Working at OpenHub in Belgium alongside a globally distributed team of engineers and scientists, we structured the project in two phases. The first phase focused on the forward problem: replicating and extending the company's digital twin with supervised learning. After reducing the 15+ input variables through Morris sensitivity analysis and SelectKPercentile, we benchmarked several model architectures and found that a Multi-Layer Perceptron best captured the nonlinear substrate-to-degradation relationships. SHAP analysis and clustering over the predictions then gave the company a clear picture of which inputs mattered most and how different formulations grouped into performance tiers. The second phase attacked the inverse problem directly. Because the forward mapping is many-to-one, simply inverting a trained model does not work.
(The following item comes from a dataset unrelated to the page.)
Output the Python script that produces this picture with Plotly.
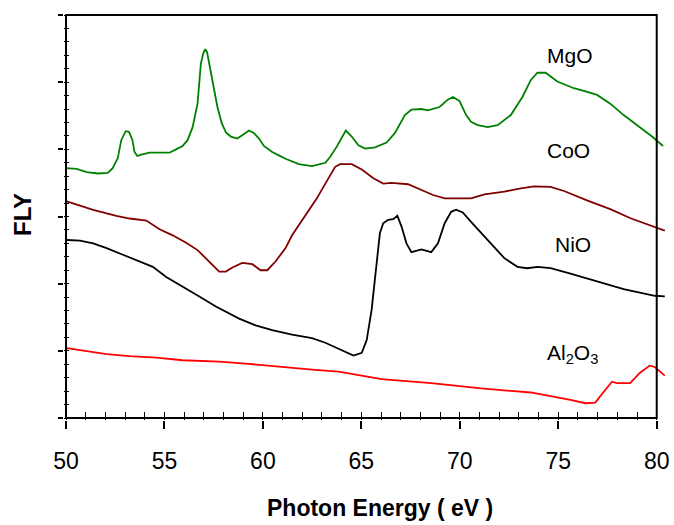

We framed it instead as a constrained optimization: given a trained forward model and a set of desired degradation targets, use Bayesian Optimization to search the substrate and supplement space for compositions that satisfy those targets. This let us fix known substrates, enforce output constraints, and systematically explore the remaining degrees of freedom.

Results

The forward models successfully captured the nonlinear relationships between substrate compositions and TPH degradation metrics, with the MLP architecture providing reliable predictions across the output space. Feature importance analysis identified the most influential substrates and mineral supplements driving remediation performance, giving the company actionable insight into which variables matter most. The clustering analysis revealed distinct remediation performance tiers, enabling classification of substrate combinations into high, medium, and low effectiveness groups. For the inverse problem, the Bayesian Optimization approach demonstrated convergence to viable solutions in constrained scenarios, achieving target degradation metrics when supplement variables were included in the search space. The work provided the company with a data-driven framework for designing remediation treatments, moving from trial-and-error experimentation toward guided, AI-assisted formulation of substrate compositions for their remediation operations.